Le contestó su padre. "Por ahí yo soy muy bestia en mi forma de decir las cosas, está bien", dirá Luis Rosas, "pero es mi forma de ser y no la puedo cambiar".
"En parte era mejor porque no se nos mezclaban las cosas con los viejos", dirá Pablo Rodríguez. "Pero nos quedamos en bolas; Juan y Silvia Gramático nos apoyaron y nos propusieron ir a su casa. Dormimos un par de días ahí, no me acuerdo bien, y al final ellos averiguaron de un terreno con una casita, allá a la vuelta. Era de un tipo que iba los veranos con los amigos y tenía cancha de fútbol, pileta, un baño y un cuartito: como se venía el frío nos lo alquiló por cien mangos. La situación era muy ridícula porque alquilamos un lugar enfrente de la quinta de los viejos de Sole, que iba a estar vacía toda la semana. Pero empezamos a vivir ahí. A mí me quedaba lejos y teníamos que arreglar bien los horarios. Y la vieja se empezó a quedar todos los días en la quinta. Llegaba el viernes, se iba el miércoles, y cuando se iba le decía a Sole si no quería irse con ella. Pero la situación no era 'yo no quiero que estés con ese flaco'. Era 'hola, buen día, por qué no vienen a comer unas facturitas a casa'. Y Soledad para hacer sus cosas también iba a su casa. Cada vez pasábamos menos tiempo juntos, Sole y yo: nos estaban cagando".
"Pablo era macanudo", dirá Juan Gramático, su vecino de Villa Rosa. "La casa donde estaban era de un amigo mío.
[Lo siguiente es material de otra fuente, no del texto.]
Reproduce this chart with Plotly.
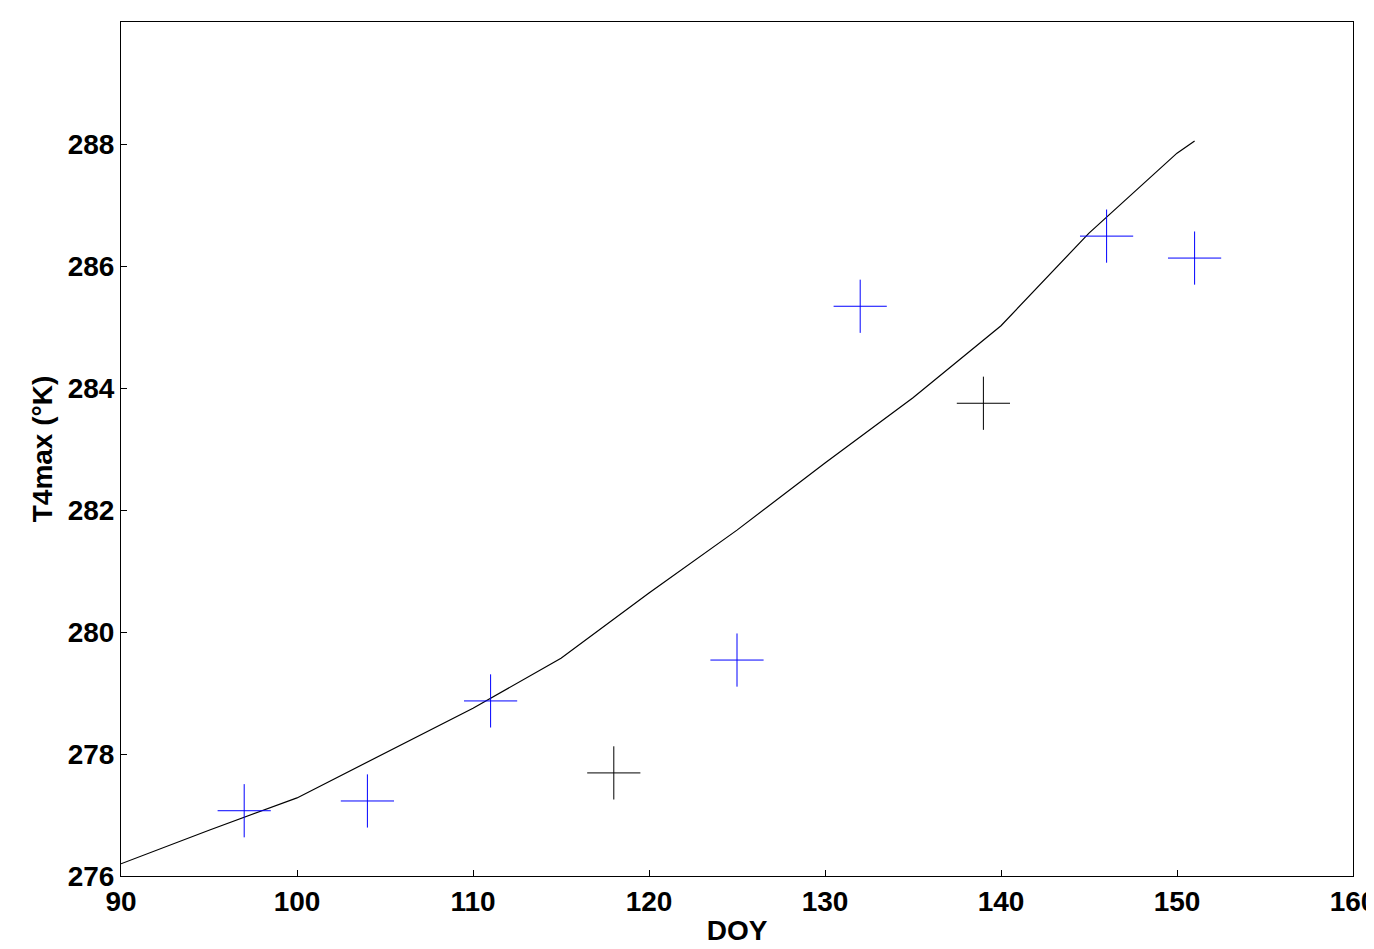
import plotly.graph_objects as go

curve_x = [90, 95, 100, 105, 110, 115, 120, 125, 130, 135, 140, 145, 150, 151]
curve_y = [276.2, 276.75, 277.28, 278.02, 278.75, 279.57, 280.64, 281.67, 282.77, 283.84, 285.02, 286.54, 287.85, 288.05]
blue_x = [97, 104, 111, 125, 132, 146, 151]
blue_y = [277.07, 277.23, 278.87, 279.54, 285.34, 286.49, 286.13]
black_x = [118, 139]
black_y = [277.69, 283.75]
x_ticks = [90, 100, 110, 120, 130, 140, 150, 160]
y_ticks = [276, 278, 280, 282, 284, 286, 288, 290]

fig = go.Figure()
fig.add_trace(go.Scatter(x=curve_x, y=curve_y, mode='lines', line=dict(color='black', width=1.2)))
fig.add_trace(go.Scatter(x=blue_x, y=blue_y, mode='markers',
    marker=dict(symbol='cross-thin-open', size=38, color='blue', line=dict(color='blue', width=1))))
fig.add_trace(go.Scatter(x=black_x, y=black_y, mode='markers',
    marker=dict(symbol='cross-thin-open', size=38, color='black', line=dict(color='black', width=1))))

font = dict(family='Liberation Sans, Arial', size=28, color='black')
ax = dict(showgrid=False, zeroline=False, showline=True, mirror=True, linecolor='black', linewidth=1,
          ticks='inside', ticklen=6, tickcolor='black', automargin=False, tickfont=font)
fig.update_layout(
    width=1374, height=949, showlegend=False, plot_bgcolor='white', paper_bgcolor='white',
    margin=dict(l=113, r=29, t=14, b=81),
    xaxis=dict(ax, range=[90, 160], tickvals=x_ticks, ticktext=[f'<b>{v}</b>' for v in x_ticks],
               title=dict(text='<b>DOY</b>', font=font, standoff=4)),
    yaxis=dict(ax, range=[276, 290], tickvals=y_ticks, ticktext=[f'<b>{v}</b>' for v in y_ticks],
               title=dict(text='<b>T4max (°K)</b>', font=font, standoff=6)),
)
fig.write_html('out.html')
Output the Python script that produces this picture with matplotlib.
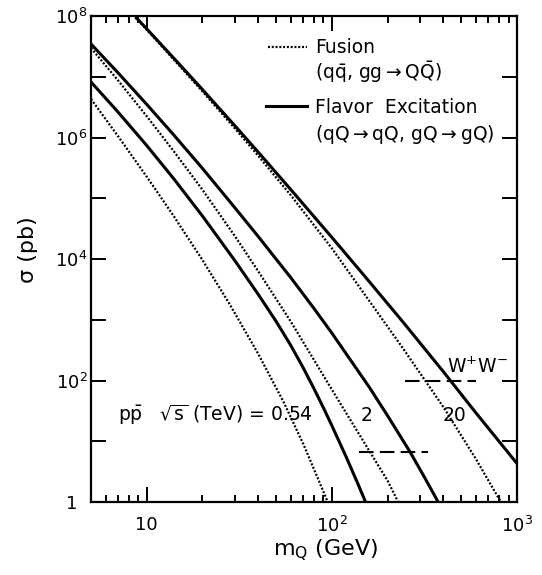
import matplotlib
matplotlib.use("Agg")
import matplotlib.pyplot as plt
from matplotlib.lines import Line2D

plt.rcParams['font.family'] = ['DejaVu Sans']
plt.rcParams['mathtext.fontset'] = 'dejavusans'

# ---- data ----
# sqrt(s) = 0.54 TeV
fus054_m = [5, 7, 10, 14, 20, 28, 40, 55, 70, 85, 95]
fus054_s = [4.3e6, 1.05e6, 2.26e5, 5.07e4, 9.6e3, 1.82e3, 275, 43.6, 9.1, 2.25, 1.0]
fe054_m = [5, 7, 10, 14, 20, 30, 40, 50, 60, 70, 80, 90, 100, 120, 140, 152]
fe054_s = [8.2e6, 2.62e6, 7.38e5, 2.09e5, 5.1e4, 9.3e3, 2.62e3, 940, 378, 162, 73.8,
           35.6, 18.1, 5.36, 1.82, 1.0]
# sqrt(s) = 2 TeV
fus2_m = [5, 7, 10, 14, 20, 30, 40, 60, 80, 100, 130, 160, 200, 228]
fus2_s = [2.97e7, 8.7e6, 2.24e6, 5.94e5, 1.38e5, 2.36e4, 6.3e3, 933, 219, 70.8, 19.1,
          6.8, 2.24, 1.0]
fe2_m = [5, 7, 10, 14, 20, 30, 40, 60, 80, 100, 130, 160, 200, 265, 320, 375]
fe2_s = [3.46e7, 1.16e7, 3.51e6, 1.1e6, 3.1e5, 6.92e4, 2.35e4, 4.93e3, 1.54e3, 603, 190,
         75.9, 26.3, 6.6, 2.4, 1.0]
# sqrt(s) = 20 TeV
fus20_m = [8.7, 10, 15, 20, 30, 40, 60, 100, 150, 240, 400, 600, 818]
fus20_s = [9.4e7, 5.94e7, 1.52e7, 5.74e6, 1.4e6, 5.0e5, 1.12e5, 1.5e4, 2.64e3, 352, 36.7,
           5.1, 1.0]
fe20_m = [8.7, 10, 15, 20, 30, 40, 60, 100, 150, 240, 400, 600, 1000]
fe20_s = [9.64e7, 6.15e7, 1.61e7, 6.15e6, 1.55e6, 5.75e5, 1.39e5, 2.27e4, 5.27e3, 948,
          140, 29.3, 4.3]
# W+W- levels
ww2_m = [140, 332]
ww2_s = [6.65, 6.65]
ww20_m = [249, 598]
ww20_s = [100, 100]

xticks_major = [10, 100, 1000]
xtick_labels = ['10', r'$10^2$', r'$10^3$']
yticks = [1, 1e1, 1e2, 1e3, 1e4, 1e5, 1e6, 1e7, 1e8]
ytick_labels = ['1', '', r'$10^2$', '', r'$10^4$', '', r'$10^6$', '', r'$10^8$']

fig = plt.figure(figsize=(5.42, 5.75), dpi=100)
ax = fig.add_axes([91/542, (575-502)/575, (517-91)/542, (502-16)/575])
ax.set_xscale('log')
ax.set_yscale('log')
ax.set_xlim(5, 1000)
ax.set_ylim(1, 1e8)

dot = (0, (0.9, 0.8))
lw_s = 2.2
lw_d = 1.6
for m, s in [(fus054_m, fus054_s), (fus2_m, fus2_s), (fus20_m, fus20_s)]:
    ax.plot(m, s, color='black', lw=lw_d, linestyle=dot)
for m, s in [(fe054_m, fe054_s), (fe2_m, fe2_s), (fe20_m, fe20_s)]:
    ax.plot(m, s, color='black', lw=lw_s, solid_capstyle='butt', solid_joinstyle='round')
for m, s in [(ww2_m, ww2_s), (ww20_m, ww20_s)]:
    ax.plot(m, s, color='black', lw=1.5, linestyle=(0, (7, 3)))

# ticks
ax.xaxis.set_major_locator(matplotlib.ticker.FixedLocator(xticks_major))
ax.xaxis.set_major_formatter(matplotlib.ticker.FixedFormatter(xtick_labels))
minors = [v * d for d in (1, 10, 100) for v in range(2, 10) if 5 <= v * d < 1000]
ax.xaxis.set_minor_locator(matplotlib.ticker.FixedLocator(minors))
ax.xaxis.set_minor_formatter(matplotlib.ticker.NullFormatter())
ax.yaxis.set_major_locator(matplotlib.ticker.FixedLocator(yticks))
ax.yaxis.set_major_formatter(matplotlib.ticker.FixedFormatter(ytick_labels))
ax.yaxis.set_minor_locator(matplotlib.ticker.NullLocator())

ax.tick_params(which='both', direction='in', top=True, right=True, width=1.4)
ax.tick_params(which='major', length=10.5, labelsize=13)
ax.tick_params(which='minor', length=5)
ax.tick_params(axis='x', which='major', pad=10)
ax.tick_params(axis='y', which='major', pad=14)
for lab in ax.get_yticklabels():
    lab.set_horizontalalignment('center')
for sp in ax.spines.values():
    sp.set_linewidth(1.6)

# axis labels
ax.text(-0.148, 0.52, 'σ (pb)', transform=ax.transAxes, rotation=90,
        ha='center', va='center', fontsize=16)
ax.text(0.55, -0.10, r'm$_\mathrm{Q}$ (GeV)', transform=ax.transAxes,
        ha='center', va='center', fontsize=16)

# legend
ax.add_line(Line2D([0.415, 0.507], [0.936, 0.936], transform=ax.transAxes,
                   color='black', lw=lw_d, linestyle=dot))
ax.add_line(Line2D([0.411, 0.507], [0.815, 0.815], transform=ax.transAxes,
                   color='black', lw=lw_s))
fs = 13.5
ax.text(0.526, 0.936, 'Fusion', transform=ax.transAxes, ha='left', va='center', fontsize=fs)
ax.text(0.526, 0.884, r'(q$\bar{\mathrm{q}}$, gg$\rightarrow$Q$\bar{\mathrm{Q}}$)',
        transform=ax.transAxes, ha='left', va='center', fontsize=fs)
ax.text(0.526, 0.811, 'Flavor  Excitation', transform=ax.transAxes, ha='left', va='center', fontsize=fs)
ax.text(0.526, 0.757, r'(qQ$\rightarrow$qQ, gQ$\rightarrow$gQ)', transform=ax.transAxes,
        ha='left', va='center', fontsize=fs)

# annotations
ax.text(0.063, 0.179, r'p$\bar{\mathrm{p}}$   $\sqrt{\mathrm{s}}$ (TeV) = 0.54',
        transform=ax.transAxes, ha='left', va='center', fontsize=fs)
ax.text(0.648, 0.179, '2', transform=ax.transAxes, ha='center', va='center', fontsize=fs)
ax.text(0.854, 0.179, '20', transform=ax.transAxes, ha='center', va='center', fontsize=fs)
ax.text(0.906, 0.278, r'W$^{+}$W$^{-}$', transform=ax.transAxes, ha='center', va='center', fontsize=fs)

fig.savefig('out.png', dpi=100)
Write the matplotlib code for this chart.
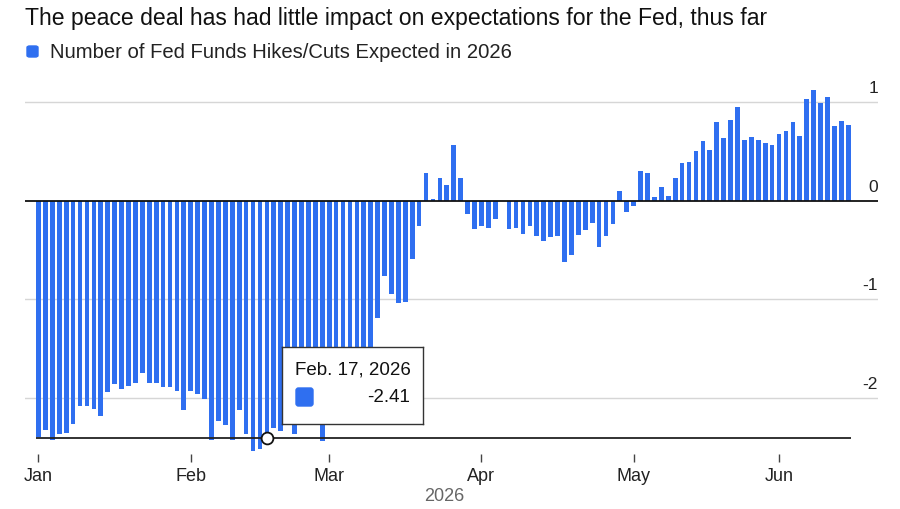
"""Bar chart: expected Fed funds hikes/cuts in 2026
"""

import numpy as np
import pandas as pd
import matplotlib
matplotlib.use('Agg')
import matplotlib.pyplot as plt
from matplotlib.patches import FancyBboxPatch

plt.rcParams['font.family'] = ['Liberation Sans', 'DejaVu Sans']

# weekdays from Jan 1 to Jun 15, 2026
dates = pd.bdate_range('2026-01-01', '2026-06-15')

# number of hikes (+) / cuts (-) priced for 2026, one value per weekday (nan = no data)
jan_values = [-2.40, -2.33, -2.43, -2.37, -2.36, -2.27, -2.09, -2.09, -2.12, -2.19,
              -1.94, -1.86, -1.91, -1.88, -1.85, -1.75, -1.85, -1.85, -1.89, -1.89,
              -1.93, -2.13]
feb_values = [-1.93, -1.96, -2.02, -2.43, -2.24, -2.28, -2.43, -2.13, -2.37, -2.54,
              -2.52, -2.41, -2.31, -2.34, -2.20, -2.37, -2.20, -2.15, -2.27, -2.44]
mar_values = [-2.25, -2.20, -2.10, -2.00, -1.85, -1.70, -1.52, -1.19, -0.76, -0.95,
              -1.04, -1.03, -0.59, -0.26, 0.28, 0.02, 0.23, 0.16, 0.57, 0.23,
              -0.13, -0.29]
apr_values = [-0.26, -0.28, -0.19, np.nan, -0.29, -0.28, -0.34, -0.26, -0.36, -0.41,
              -0.37, -0.36, -0.62, -0.55, -0.35, -0.30, -0.23, -0.47, -0.36, -0.24,
              0.10, -0.11]
may_values = [-0.05, 0.30, 0.28, 0.04, 0.14, 0.05, 0.23, 0.38, 0.39, 0.51,
              0.61, 0.52, 0.80, 0.64, 0.82, 0.95, 0.62, 0.65, 0.62, 0.59,
              0.57]
jun_values = [0.68, 0.71, 0.80, 0.66, 1.03, 1.13, 0.99, 1.05, 0.76, 0.81,
              0.77]

values = np.array(jan_values + feb_values + mar_values + apr_values + may_values + jun_values)

month_labels = ['Jan', 'Feb', 'Mar', 'Apr', 'May', 'Jun']
y_ticks = [1, 0, -1, -2]

hover_date = '2026-02-17'
hover_value = -2.41

TITLE = 'The peace deal has had little impact on expectations for the Fed, thus far'
LEGEND = 'Number of Fed Funds Hikes/Cuts Expected in 2026'
BLUE = '#2f6ff0'

fig = plt.figure(figsize=(9, 5.1), dpi=100)
ax = fig.add_axes([25 / 900, 1 - 455 / 510, 853 / 900, 380 / 510])

pos = np.arange(len(dates))
ok = ~np.isnan(values)
ax.bar(pos[ok], values[ok], width=0.68, color=BLUE, zorder=2)

ax.set_xlim(-1.95, 121.3)
ax.set_ylim(-2.574, 1.288)

# grid and zero line
for v in y_ticks:
    if v == 0:
        ax.axhline(0, color='#111111', lw=1.3, zorder=3)
    else:
        ax.axhline(v, color='#d6d6d6', lw=1.0, zorder=1)
    ax.annotate(str(v), xy=(1, v), xycoords=('axes fraction', 'data'),
                xytext=(0, 5), textcoords='offset points',
                ha='right', va='bottom', fontsize=12.5, color='#222222')

# month ticks at the first weekday of each month
month_pos = [int(np.argmax(dates.month == m)) for m in range(1, 7)]
ax.set_xticks(month_pos)
ax.set_xticklabels(month_labels, fontsize=13, color='#222222')
ax.tick_params(axis='x', length=6, width=1, color='#444444', pad=3.5)
ax.set_yticks([])
for s in ax.spines.values():
    s.set_visible(False)

ax.text(0.492, -0.108, '2026', transform=ax.transAxes, ha='center', va='center',
        fontsize=13, color='#666666')

# hover crosshair and marker
hover_idx = int(np.where(dates == pd.Timestamp(hover_date))[0][0])
ax.hlines(hover_value, -0.35, len(dates) - 0.65, color='#222222', lw=1.3, zorder=4)
ax.plot(hover_idx, hover_value, 'o', ms=8.5, mfc='white', mec='#111111', mew=1.3, zorder=6)

# tooltip box
tip_ax = fig.add_axes([282 / 900, 1 - 425 / 510, 141 / 900, 77 / 510], zorder=10)
tip_ax.set_xlim(0, 141)
tip_ax.set_ylim(77, 0)
tip_ax.set_xticks([])
tip_ax.set_yticks([])
for s in tip_ax.spines.values():
    s.set_color('#333333')
    s.set_linewidth(1.0)
tip_ax.text(13, 22, pd.Timestamp(hover_date).strftime('%b. %d, %Y').replace(' 0', ' '),
            fontsize=13.5, color='#111111', va='center', ha='left')
tip_ax.add_patch(FancyBboxPatch((14, 41), 17, 18, boxstyle='round,pad=0,rounding_size=2.5',
                                color=BLUE))
tip_ax.text(128, 50, f'{hover_value:.2f}', fontsize=13.5, color='#111111', va='center', ha='right')

# title and legend
fig.text(25 / 900, 1 - 18 / 510, TITLE, fontsize=16.6, color='#111111', va='center', ha='left')
fig.patches.append(FancyBboxPatch((27 / 900, 1 - 58 / 510), 11 / 900, 11 / 510,
                                  boxstyle='round,pad=0,rounding_size=0.003',
                                  transform=fig.transFigure, color=BLUE))
fig.text(50 / 900, 1 - 53 / 510, LEGEND, fontsize=14.6, color='#222222', va='center', ha='left')

fig.savefig('out.png', dpi=100)
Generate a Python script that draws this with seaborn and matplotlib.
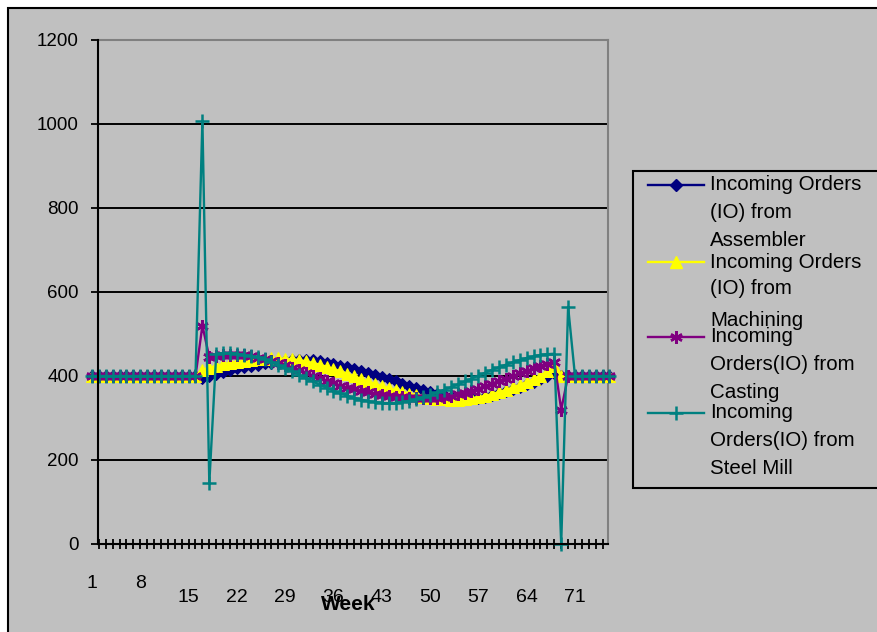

Y los viejos de Sole tenían el grito en el cielo. Iban y le rompían las bolas a ella, 'mirá dónde estás, cómo estás viviendo', y esas cosas. Pero yo a ellos los veía bien. El problema que tenía la relación eran los viejos, que no aceptaban al flaco. Ellos pensaban que ella se tenía que casar con un tío con guita, con un flaco cool. Pero no se les daba, porque a la piba le gustaba otro estilo de gente. Sole era una pendeja linda, inteligente, sensible, muy solidaria, copada. Y bueno, era una situación incómoda".